Figure 2. Yos9 recognizes glycans containing a terminal α1,6-linked mannose

(A) A schematic representation of the initial Glc₃Man₉GlcNac₂ N-linked sugar and the legend for each sugar moiety represented. (B) FAC analysis of Yos9p sugar binding specificity. Indicated PA-oligasscharides were tested for binding to Yos9p by FAC analysis. Ka values were determined as described in the supplemental experimental procedures and are mean ± S.D. of three independent experiments. Each glycan structure is detailed and given a code name beneath the chart. (C-D) Elution profiles over time of fluorescently labeled (PA)-oligosaccharides applied over immobilized histidine tagged Yos9p (C, red) or R200A mutant (D, red) in comparison to a negative control sugar (black). PA-glycans are schematically represented next to the corresponding elution profile.

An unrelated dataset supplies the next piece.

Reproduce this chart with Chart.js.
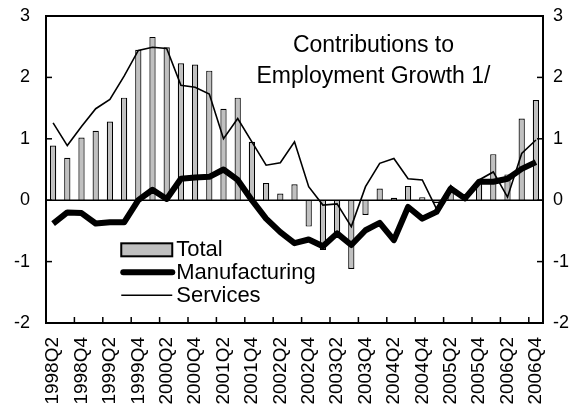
<!DOCTYPE html>
<html>
<head>
<meta charset="utf-8">
<script src="https://cdn.jsdelivr.net/npm/chart.js@4/dist/chart.umd.min.js"></script>
<style>
  html, body { margin: 0; padding: 0; background: #fff; }
  #wrap { width: 582px; height: 416px; }
</style>
</head>
<body>
<div id="wrap"><canvas id="emp_chart" width="582" height="416"></canvas></div>
<script>
var quarters = ['1998Q2','1998Q3','1998Q4','1999Q1','1999Q2','1999Q3','1999Q4',
  '2000Q1','2000Q2','2000Q3','2000Q4','2001Q1','2001Q2','2001Q3','2001Q4',
  '2002Q1','2002Q2','2002Q3','2002Q4','2003Q1','2003Q2','2003Q3','2003Q4',
  '2004Q1','2004Q2','2004Q3','2004Q4','2005Q1','2005Q2','2005Q3','2005Q4',
  '2006Q1','2006Q2','2006Q3','2006Q4'];
var total = [0.89, 0.69, 1.02, 1.13, 1.28, 1.67, 2.45, 2.66, 2.49, 2.23, 2.21, 2.11,
  1.49, 1.67, 0.95, 0.28, 0.11, 0.26, -0.43, -0.81, -0.6, -1.12, -0.24, 0.19,
  0.04, 0.23, 0.05, -0.05, 0.15, 0.05, 0.3, 0.75, 0.42, 1.33, 1.63];
var manufacturing = [-0.38, -0.2, -0.21, -0.38, -0.36, -0.36, 0.0, 0.17, 0.02, 0.35, 0.37, 0.38,
  0.5, 0.33, 0.0, -0.3, -0.52, -0.7, -0.64, -0.75, -0.54, -0.73, -0.49, -0.37,
  -0.65, -0.11, -0.3, -0.19, 0.19, 0.03, 0.3, 0.3, 0.35, 0.51, 0.62];
var services = [1.26, 0.89, 1.2, 1.49, 1.64, 2.02, 2.44, 2.49, 2.47, 1.87, 1.84, 1.73,
  1.0, 1.33, 0.95, 0.57, 0.61, 0.95, 0.22, -0.08, -0.06, -0.43, 0.22, 0.6,
  0.68, 0.35, 0.33, -0.14, 0.24, 0.0, 0.33, 0.46, 0.05, 0.76, 0.98];
var title_lines = ['Contributions to', 'Employment Growth 1/'];

var FONT = '"Liberation Sans", Arial, sans-serif';

function no_pad(s) {
  s.paddingTop = 0; s.paddingBottom = 0; s.paddingLeft = 0; s.paddingRight = 0;
}

// box, inward ticks, title and legend drawn on top of the plot
var frame_plugin = {
  id: 'frame',
  afterDatasetsDraw: function (chart) {
    var ctx = chart.ctx, a = chart.chartArea;
    var xs = chart.scales.x, yl = chart.scales.y, yr = chart.scales.y2;
    ctx.save();
    // zero line
    ctx.strokeStyle = '#000';
    ctx.lineWidth = 1.5;
    var y0 = yl.getPixelForValue(0);
    ctx.beginPath(); ctx.moveTo(a.left, y0); ctx.lineTo(a.right, y0); ctx.stroke();
    // frame
    ctx.lineWidth = 2;
    ctx.strokeRect(a.left, a.top, a.right - a.left, a.bottom - a.top);
    // y ticks, inward
    ctx.lineWidth = 1.5;
    for (var v = yl.min; v <= yl.max; v++) {
      var py = yl.getPixelForValue(v);
      ctx.beginPath(); ctx.moveTo(a.left, py); ctx.lineTo(a.left + 6, py); ctx.stroke();
      var pr = yr.getPixelForValue(v);
      ctx.beginPath(); ctx.moveTo(a.right, pr); ctx.lineTo(a.right - 6, pr); ctx.stroke();
    }
    // x ticks between every second quarter, inward
    for (var i = 2; i < quarters.length; i += 2) {
      var px = (xs.getPixelForValue(i - 1) + xs.getPixelForValue(i)) / 2;
      ctx.beginPath(); ctx.moveTo(px, a.bottom); ctx.lineTo(px, a.bottom - 6); ctx.stroke();
    }
    // title
    ctx.fillStyle = '#000';
    ctx.font = '23px ' + FONT;
    ctx.textAlign = 'center';
    ctx.textBaseline = 'middle';
    var tx = xs.getPixelForValue(22.56);
    ctx.fillText(title_lines[0], tx, a.top + 30);
    ctx.fillText(title_lines[1], tx, a.top + 61);
    // legend
    var ds = chart.data.datasets;
    var lx = xs.getPixelForValue(4.8), ly = yl.getPixelForValue(-0.8), gap = 23;
    ctx.font = '22px ' + FONT;
    ctx.textAlign = 'left';
    ctx.fillStyle = ds[0].backgroundColor;
    ctx.fillRect(lx, ly - 6, 51, 13);
    ctx.strokeStyle = '#000'; ctx.lineWidth = 2;
    ctx.strokeRect(lx, ly - 6, 51, 13);
    ctx.fillStyle = '#000';
    ctx.fillText(ds[0].label, lx + 55, ly + 1);
    ctx.lineCap = 'round';
    ctx.lineWidth = ds[1].borderWidth;
    ctx.beginPath(); ctx.moveTo(lx + 2, ly + gap); ctx.lineTo(lx + 51, ly + gap); ctx.stroke();
    ctx.fillText(ds[1].label, lx + 55, ly + gap + 1);
    ctx.lineCap = 'butt';
    ctx.lineWidth = ds[2].borderWidth;
    ctx.beginPath(); ctx.moveTo(lx, ly + 2 * gap); ctx.lineTo(lx + 51, ly + 2 * gap); ctx.stroke();
    ctx.fillText(ds[2].label, lx + 55, ly + 2 * gap + 1);
    ctx.restore();
  }
};

window.onload = function () {
  var ctx = document.getElementById('emp_chart').getContext('2d');
  new Chart(ctx, {
    type: 'bar',
    data: {
      labels: quarters,
      datasets: [
        {
          type: 'bar', label: 'Total', data: total,
          backgroundColor: '#c0c0c0', borderColor: '#000', borderWidth: 1.2,
          barPercentage: 0.44, categoryPercentage: 1.0, order: 3
        },
        {
          type: 'line', label: 'Manufacturing', data: manufacturing,
          borderColor: '#000', borderWidth: 6, pointRadius: 0, tension: 0,
          borderJoinStyle: 'round', fill: false, order: 2
        },
        {
          type: 'line', label: 'Services', data: services,
          borderColor: '#000', borderWidth: 1.6, pointRadius: 0, tension: 0,
          fill: false, order: 1
        }
      ]
    },
    options: {
      responsive: false,
      animation: false,
      layout: { padding: { top: 16, left: 0, right: 0, bottom: 0 } },
      plugins: { legend: { display: false }, tooltip: { enabled: false }, title: { display: false } },
      scales: {
        x: {
          offset: true,
          grid: { display: false, drawTicks: false },
          border: { display: false },
          ticks: {
            autoSkip: false, maxRotation: 90, minRotation: 90, padding: 14,
            color: '#000', font: { family: FONT, size: 19 },
            callback: function (val, idx) { return idx % 2 === 0 ? quarters[idx] : ''; }
          },
          afterFit: function (s) { s.height = 93; no_pad(s); }
        },
        y: {
          position: 'left', min: -2, max: 3,
          grid: { display: false, drawTicks: false },
          border: { display: false },
          ticks: { stepSize: 1, padding: 16, color: '#000', font: { family: FONT, size: 18 } },
          afterFit: function (s) { s.width = 46; no_pad(s); }
        },
        y2: {
          position: 'right', min: -2, max: 3,
          grid: { display: false, drawTicks: false },
          border: { display: false },
          ticks: { stepSize: 1, padding: 10, color: '#000', font: { family: FONT, size: 18 } },
          afterFit: function (s) { s.width = 39; no_pad(s); }
        }
      }
    },
    plugins: [frame_plugin]
  });
};
</script>
</body>
</html>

Figure 3. Production of Man₇GlcNac₂ sugars in vivo results in ERAD dependent degradation and bypass of HTM1

(A) Schematic representation of a portion of the asparagine linked glycosylation (ALG) pathway. Shown are the glycans produced in the wild-type (top) pathway and an alg9Δ over-expressing ALG12 (upward arrow indicates TDH3 driven expression) strain (bottom). Mannose residues are represented as blue circles and N-acetylglucosamine is represented by blue squares. (B) Degradation of CPY* in a (■) wild-type (WT), (△) alg9↑ALG12Δ, and (●) alg9Δ strains in this and the following panels were monitored as in Figure 1A except that each time point represents the average and +/- SEM of at least 8 measurements (4 independent experiments done in duplicate). (C) Degradation of CPY* in (■) wild-type (WT) and (△) alg9Δ↑ALG12 (upward arrow represents TDH3 driven expression), or CPY*0000 in (●) wild-type (WT) and (◇) alg9Δ↑ALG12 cells. CPY* is represented as a * and non-glycosylatable CPY* is represented as *0000. (D) Degradation of CPY* in (■) wild-type (WT), (△) alg9Δ↑ALG12, (◇) yos9Δalg9Δ↑ALG12 and (●) yos9Δ cells. (E) Degradation of CPY* in (■) wild-type (WT), (△) alg9Δ↑ALG12, (◇) der1Δalg9Δ↑ALG12 and (●) der1Δcells. (F) Degradation of CPY* in (■) wild-type (WT), (△) alg9Δ↑ALG12, (◇) htm1Δalg9Δ↑ALG12 and (●) htm1Δ cells.

Figure 4. Model of dual recognition of substrates by ERAD

Glycan processing from the initial N-linked Glc₃Man₉GlcNac₂ to Man₈GlcNac₂ occurs by Glucosidase I, II and Manosidase I, respectively. Htm1p marks potential substrates by playing a role in the generation of Man₇GlcNac₂ (upper panel). Misfolded proteins are recruited to the Hrd1p complex by recognition of misfolded domains by Hrd3p. Yos9p queries the N-linked glycan and substrates are committed for degradation after Yos9p has identified the presence of a terminal α1,6-linked mannose. Note: Whether Htm1p is an enzyme or cofactor remains to be determined.